EXERCISE PROMPT — In the listing below, pick out lines with "this".

══ LISTING ══

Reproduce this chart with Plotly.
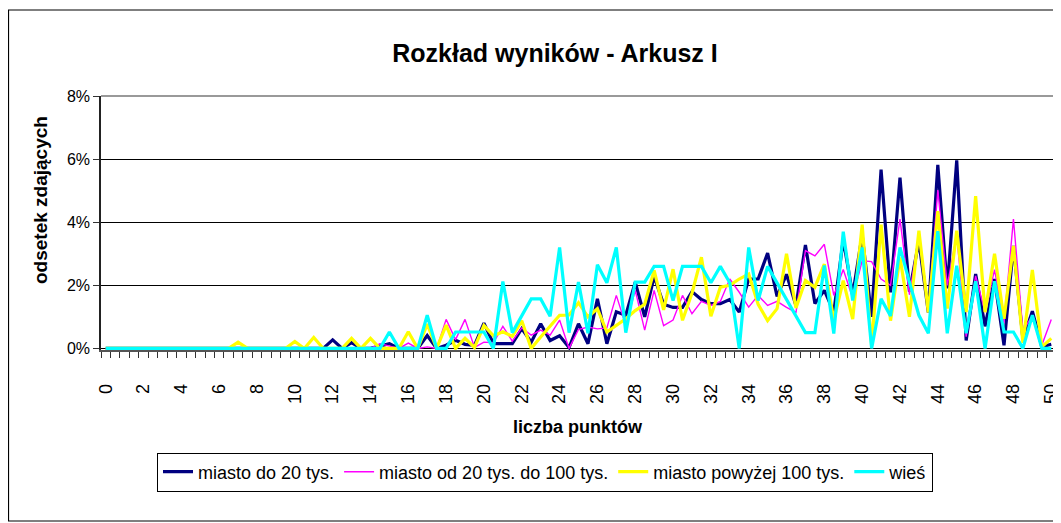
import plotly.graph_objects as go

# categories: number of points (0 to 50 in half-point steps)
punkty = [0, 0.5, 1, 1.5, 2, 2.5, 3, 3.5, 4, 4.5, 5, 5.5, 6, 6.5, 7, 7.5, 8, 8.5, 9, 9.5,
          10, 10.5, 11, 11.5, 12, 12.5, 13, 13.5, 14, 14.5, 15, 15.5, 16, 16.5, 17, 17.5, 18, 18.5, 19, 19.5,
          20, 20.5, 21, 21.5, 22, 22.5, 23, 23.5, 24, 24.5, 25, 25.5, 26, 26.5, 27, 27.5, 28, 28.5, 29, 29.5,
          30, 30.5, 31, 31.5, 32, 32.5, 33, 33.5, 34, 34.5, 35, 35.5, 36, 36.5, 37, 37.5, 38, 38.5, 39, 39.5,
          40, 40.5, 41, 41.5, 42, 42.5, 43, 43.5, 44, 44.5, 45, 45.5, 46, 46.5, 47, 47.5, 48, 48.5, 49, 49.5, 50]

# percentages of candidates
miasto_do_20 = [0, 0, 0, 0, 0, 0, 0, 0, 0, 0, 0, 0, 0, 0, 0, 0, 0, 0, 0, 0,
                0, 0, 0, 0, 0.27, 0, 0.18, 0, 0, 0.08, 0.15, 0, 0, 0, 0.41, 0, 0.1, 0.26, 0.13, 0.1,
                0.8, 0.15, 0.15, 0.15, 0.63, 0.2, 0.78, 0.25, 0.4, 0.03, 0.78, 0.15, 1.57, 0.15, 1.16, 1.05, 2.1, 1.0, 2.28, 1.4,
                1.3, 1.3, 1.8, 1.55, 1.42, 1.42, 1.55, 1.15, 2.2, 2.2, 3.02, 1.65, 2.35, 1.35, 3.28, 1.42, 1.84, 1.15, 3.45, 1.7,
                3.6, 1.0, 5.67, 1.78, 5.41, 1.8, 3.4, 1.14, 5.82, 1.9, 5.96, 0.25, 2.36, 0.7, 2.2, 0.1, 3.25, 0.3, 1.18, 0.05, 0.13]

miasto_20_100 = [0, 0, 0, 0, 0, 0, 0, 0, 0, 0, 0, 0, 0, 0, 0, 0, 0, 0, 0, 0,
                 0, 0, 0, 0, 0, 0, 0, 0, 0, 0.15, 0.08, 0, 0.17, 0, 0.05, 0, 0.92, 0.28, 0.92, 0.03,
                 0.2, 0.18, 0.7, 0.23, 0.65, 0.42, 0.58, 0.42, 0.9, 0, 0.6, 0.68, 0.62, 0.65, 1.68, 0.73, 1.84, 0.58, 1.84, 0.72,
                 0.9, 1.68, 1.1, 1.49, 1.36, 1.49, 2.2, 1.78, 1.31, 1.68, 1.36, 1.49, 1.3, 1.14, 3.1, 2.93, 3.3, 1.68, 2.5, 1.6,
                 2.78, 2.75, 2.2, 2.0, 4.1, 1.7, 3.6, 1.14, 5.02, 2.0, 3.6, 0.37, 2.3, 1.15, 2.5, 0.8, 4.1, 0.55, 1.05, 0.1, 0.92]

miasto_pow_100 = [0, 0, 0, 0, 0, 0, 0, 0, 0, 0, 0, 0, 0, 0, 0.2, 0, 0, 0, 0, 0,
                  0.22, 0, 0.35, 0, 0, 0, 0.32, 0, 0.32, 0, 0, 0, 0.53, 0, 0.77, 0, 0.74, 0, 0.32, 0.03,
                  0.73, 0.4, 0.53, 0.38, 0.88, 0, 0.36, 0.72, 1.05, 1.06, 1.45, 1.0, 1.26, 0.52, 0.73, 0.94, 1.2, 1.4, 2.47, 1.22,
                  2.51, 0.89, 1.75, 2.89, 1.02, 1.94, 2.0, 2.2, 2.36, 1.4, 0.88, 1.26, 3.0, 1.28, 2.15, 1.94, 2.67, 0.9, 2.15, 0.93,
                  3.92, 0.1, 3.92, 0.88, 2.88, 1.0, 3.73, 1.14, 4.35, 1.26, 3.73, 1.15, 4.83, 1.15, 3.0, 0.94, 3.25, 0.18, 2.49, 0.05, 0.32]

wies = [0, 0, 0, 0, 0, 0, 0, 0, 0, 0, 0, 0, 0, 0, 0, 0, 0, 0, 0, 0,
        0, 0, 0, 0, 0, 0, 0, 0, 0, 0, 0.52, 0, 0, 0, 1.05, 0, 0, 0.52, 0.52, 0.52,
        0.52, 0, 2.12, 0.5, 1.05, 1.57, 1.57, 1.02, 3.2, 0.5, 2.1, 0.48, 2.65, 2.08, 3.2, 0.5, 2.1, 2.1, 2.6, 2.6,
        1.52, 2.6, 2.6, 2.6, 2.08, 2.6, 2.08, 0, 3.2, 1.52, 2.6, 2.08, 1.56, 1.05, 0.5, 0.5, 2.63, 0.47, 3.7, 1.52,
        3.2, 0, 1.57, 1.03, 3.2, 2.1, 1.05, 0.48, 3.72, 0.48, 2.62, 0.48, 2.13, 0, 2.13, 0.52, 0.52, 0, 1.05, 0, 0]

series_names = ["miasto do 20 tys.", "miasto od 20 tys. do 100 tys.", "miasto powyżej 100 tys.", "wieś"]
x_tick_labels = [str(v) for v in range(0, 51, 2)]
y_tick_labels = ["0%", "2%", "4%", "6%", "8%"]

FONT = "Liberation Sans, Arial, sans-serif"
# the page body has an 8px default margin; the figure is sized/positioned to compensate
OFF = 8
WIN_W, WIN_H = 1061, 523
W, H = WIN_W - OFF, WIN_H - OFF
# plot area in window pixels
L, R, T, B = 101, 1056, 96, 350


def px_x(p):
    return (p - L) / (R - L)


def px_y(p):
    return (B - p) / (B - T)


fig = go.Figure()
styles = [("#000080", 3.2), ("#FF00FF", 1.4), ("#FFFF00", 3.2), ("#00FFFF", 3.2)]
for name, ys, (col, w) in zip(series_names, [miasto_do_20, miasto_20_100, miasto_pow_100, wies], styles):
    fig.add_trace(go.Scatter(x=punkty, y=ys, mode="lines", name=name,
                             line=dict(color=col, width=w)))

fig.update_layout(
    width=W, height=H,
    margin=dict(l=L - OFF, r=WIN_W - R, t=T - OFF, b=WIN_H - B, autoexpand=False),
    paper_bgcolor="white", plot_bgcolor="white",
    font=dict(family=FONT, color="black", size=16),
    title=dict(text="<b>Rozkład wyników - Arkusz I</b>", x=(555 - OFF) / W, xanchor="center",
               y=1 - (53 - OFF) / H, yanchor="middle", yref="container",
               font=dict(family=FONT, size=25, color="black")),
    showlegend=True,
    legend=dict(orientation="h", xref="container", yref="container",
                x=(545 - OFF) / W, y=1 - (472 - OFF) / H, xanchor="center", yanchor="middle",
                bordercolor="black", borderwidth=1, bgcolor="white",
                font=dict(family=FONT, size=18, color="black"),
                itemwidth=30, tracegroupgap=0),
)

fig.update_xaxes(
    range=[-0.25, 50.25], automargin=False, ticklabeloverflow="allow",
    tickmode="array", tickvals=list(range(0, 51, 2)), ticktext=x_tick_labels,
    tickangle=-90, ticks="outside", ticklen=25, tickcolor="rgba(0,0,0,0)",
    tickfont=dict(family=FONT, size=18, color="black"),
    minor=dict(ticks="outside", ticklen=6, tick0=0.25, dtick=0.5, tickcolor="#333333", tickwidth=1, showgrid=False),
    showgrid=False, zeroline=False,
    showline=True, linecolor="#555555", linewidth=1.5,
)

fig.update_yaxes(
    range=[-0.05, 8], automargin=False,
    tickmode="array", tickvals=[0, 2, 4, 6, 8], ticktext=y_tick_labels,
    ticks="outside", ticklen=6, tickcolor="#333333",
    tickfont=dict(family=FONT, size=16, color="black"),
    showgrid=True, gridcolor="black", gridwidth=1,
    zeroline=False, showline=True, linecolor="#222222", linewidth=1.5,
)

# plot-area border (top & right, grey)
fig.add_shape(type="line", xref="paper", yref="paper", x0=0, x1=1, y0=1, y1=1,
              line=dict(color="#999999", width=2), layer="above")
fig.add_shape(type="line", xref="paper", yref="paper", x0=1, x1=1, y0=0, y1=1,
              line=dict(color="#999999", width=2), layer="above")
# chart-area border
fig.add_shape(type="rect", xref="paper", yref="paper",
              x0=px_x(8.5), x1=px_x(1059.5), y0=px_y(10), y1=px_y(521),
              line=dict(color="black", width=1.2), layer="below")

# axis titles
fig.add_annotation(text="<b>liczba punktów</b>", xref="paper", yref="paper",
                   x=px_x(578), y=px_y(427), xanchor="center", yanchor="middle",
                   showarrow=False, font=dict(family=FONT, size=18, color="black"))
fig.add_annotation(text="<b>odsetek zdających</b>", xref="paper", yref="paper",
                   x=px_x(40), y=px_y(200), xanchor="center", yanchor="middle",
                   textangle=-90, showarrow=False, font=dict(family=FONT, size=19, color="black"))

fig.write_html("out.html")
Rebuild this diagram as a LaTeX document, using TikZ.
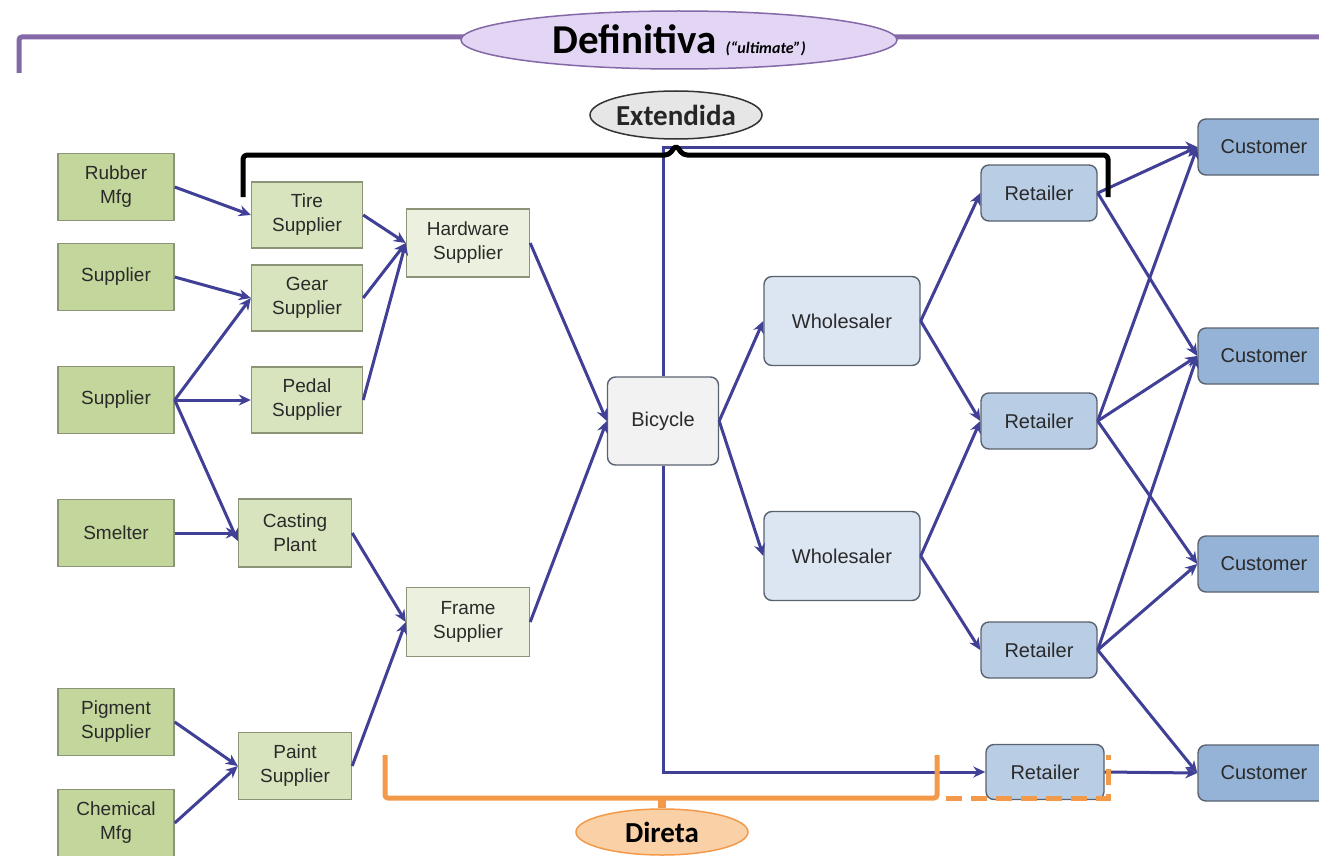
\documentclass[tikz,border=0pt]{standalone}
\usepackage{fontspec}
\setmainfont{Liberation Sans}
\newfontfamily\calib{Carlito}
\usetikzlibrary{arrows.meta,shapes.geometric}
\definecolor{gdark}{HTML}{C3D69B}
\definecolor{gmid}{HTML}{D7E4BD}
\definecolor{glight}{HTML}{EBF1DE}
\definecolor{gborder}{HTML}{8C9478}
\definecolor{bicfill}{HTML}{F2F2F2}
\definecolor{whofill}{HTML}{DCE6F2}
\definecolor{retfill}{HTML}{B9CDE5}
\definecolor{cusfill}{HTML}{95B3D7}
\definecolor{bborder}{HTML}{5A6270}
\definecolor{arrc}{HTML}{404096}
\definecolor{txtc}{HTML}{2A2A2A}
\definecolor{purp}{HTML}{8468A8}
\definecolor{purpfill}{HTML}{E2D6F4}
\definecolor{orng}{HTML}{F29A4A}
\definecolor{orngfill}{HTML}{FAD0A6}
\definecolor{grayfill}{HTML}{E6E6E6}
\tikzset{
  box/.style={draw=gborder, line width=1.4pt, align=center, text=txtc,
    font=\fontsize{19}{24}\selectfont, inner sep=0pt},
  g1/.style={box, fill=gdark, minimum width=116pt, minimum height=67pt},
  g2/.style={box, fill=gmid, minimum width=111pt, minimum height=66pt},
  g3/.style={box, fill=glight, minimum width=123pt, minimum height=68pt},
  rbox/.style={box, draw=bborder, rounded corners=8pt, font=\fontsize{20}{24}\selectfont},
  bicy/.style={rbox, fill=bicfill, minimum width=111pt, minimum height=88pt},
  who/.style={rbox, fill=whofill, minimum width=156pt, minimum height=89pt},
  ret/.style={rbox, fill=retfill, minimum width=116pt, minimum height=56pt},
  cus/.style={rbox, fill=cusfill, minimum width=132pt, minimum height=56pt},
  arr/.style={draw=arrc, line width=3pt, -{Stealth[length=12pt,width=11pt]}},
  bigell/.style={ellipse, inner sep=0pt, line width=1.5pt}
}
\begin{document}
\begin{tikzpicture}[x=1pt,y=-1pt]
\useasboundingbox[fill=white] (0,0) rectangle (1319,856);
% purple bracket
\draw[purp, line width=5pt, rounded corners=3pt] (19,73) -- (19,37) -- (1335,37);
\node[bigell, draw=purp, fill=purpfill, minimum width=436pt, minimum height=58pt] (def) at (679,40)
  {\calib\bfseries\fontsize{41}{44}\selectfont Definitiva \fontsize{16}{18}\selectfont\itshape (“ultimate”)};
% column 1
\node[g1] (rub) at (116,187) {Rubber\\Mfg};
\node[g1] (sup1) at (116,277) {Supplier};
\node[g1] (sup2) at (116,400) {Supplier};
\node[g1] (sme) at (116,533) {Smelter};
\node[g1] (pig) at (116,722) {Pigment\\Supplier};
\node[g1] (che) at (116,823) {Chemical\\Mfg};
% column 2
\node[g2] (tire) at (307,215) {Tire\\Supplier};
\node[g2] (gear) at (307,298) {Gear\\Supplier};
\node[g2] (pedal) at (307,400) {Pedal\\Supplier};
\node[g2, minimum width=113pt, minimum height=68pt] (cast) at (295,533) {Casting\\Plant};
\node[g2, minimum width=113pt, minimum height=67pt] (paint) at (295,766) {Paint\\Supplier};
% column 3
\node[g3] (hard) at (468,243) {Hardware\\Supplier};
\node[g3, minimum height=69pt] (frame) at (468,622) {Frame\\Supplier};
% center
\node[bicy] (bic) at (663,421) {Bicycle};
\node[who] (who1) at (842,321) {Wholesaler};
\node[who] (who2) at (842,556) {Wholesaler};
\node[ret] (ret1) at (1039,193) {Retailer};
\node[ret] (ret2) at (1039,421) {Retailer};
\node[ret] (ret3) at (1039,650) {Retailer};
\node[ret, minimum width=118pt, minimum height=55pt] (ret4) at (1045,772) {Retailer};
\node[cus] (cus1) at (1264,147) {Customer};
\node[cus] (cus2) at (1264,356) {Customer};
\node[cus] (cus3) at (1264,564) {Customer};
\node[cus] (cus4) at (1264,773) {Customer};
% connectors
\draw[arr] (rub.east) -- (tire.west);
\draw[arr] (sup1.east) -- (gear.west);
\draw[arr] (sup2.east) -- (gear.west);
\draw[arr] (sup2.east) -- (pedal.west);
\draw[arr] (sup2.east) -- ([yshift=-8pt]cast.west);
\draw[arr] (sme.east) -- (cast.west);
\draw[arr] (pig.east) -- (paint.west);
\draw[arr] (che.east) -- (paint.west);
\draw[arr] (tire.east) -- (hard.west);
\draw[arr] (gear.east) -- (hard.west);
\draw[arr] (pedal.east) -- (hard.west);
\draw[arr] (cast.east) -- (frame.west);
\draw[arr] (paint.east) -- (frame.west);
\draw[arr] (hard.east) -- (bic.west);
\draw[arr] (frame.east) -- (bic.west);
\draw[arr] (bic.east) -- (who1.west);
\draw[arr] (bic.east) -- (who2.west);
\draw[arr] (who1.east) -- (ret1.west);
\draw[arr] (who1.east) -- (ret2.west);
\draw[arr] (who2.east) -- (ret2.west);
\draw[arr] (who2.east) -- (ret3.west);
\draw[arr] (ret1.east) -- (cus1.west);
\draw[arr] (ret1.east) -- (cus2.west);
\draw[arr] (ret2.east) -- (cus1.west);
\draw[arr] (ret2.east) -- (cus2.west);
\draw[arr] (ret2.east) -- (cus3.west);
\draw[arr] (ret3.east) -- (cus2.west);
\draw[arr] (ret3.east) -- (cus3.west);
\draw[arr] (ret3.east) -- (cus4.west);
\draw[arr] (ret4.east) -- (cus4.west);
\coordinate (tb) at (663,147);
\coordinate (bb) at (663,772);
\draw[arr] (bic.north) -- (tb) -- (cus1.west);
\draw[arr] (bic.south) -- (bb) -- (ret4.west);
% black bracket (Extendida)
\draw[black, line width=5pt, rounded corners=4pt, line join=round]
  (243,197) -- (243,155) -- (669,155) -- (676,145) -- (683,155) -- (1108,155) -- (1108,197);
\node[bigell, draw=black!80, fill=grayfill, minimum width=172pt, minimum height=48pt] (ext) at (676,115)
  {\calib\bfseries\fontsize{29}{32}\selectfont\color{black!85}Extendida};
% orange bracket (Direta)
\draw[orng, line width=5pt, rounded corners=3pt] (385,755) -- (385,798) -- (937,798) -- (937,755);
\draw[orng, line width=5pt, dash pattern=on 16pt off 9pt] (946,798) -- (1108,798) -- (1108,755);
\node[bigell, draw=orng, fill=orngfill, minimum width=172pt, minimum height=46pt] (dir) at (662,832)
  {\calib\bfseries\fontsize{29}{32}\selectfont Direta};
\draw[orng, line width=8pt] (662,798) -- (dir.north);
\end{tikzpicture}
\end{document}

═══

FULL RESPONSE —
Reproduce this chart with Plotly.
Rebuild this diagram as a LaTeX document, using TikZ.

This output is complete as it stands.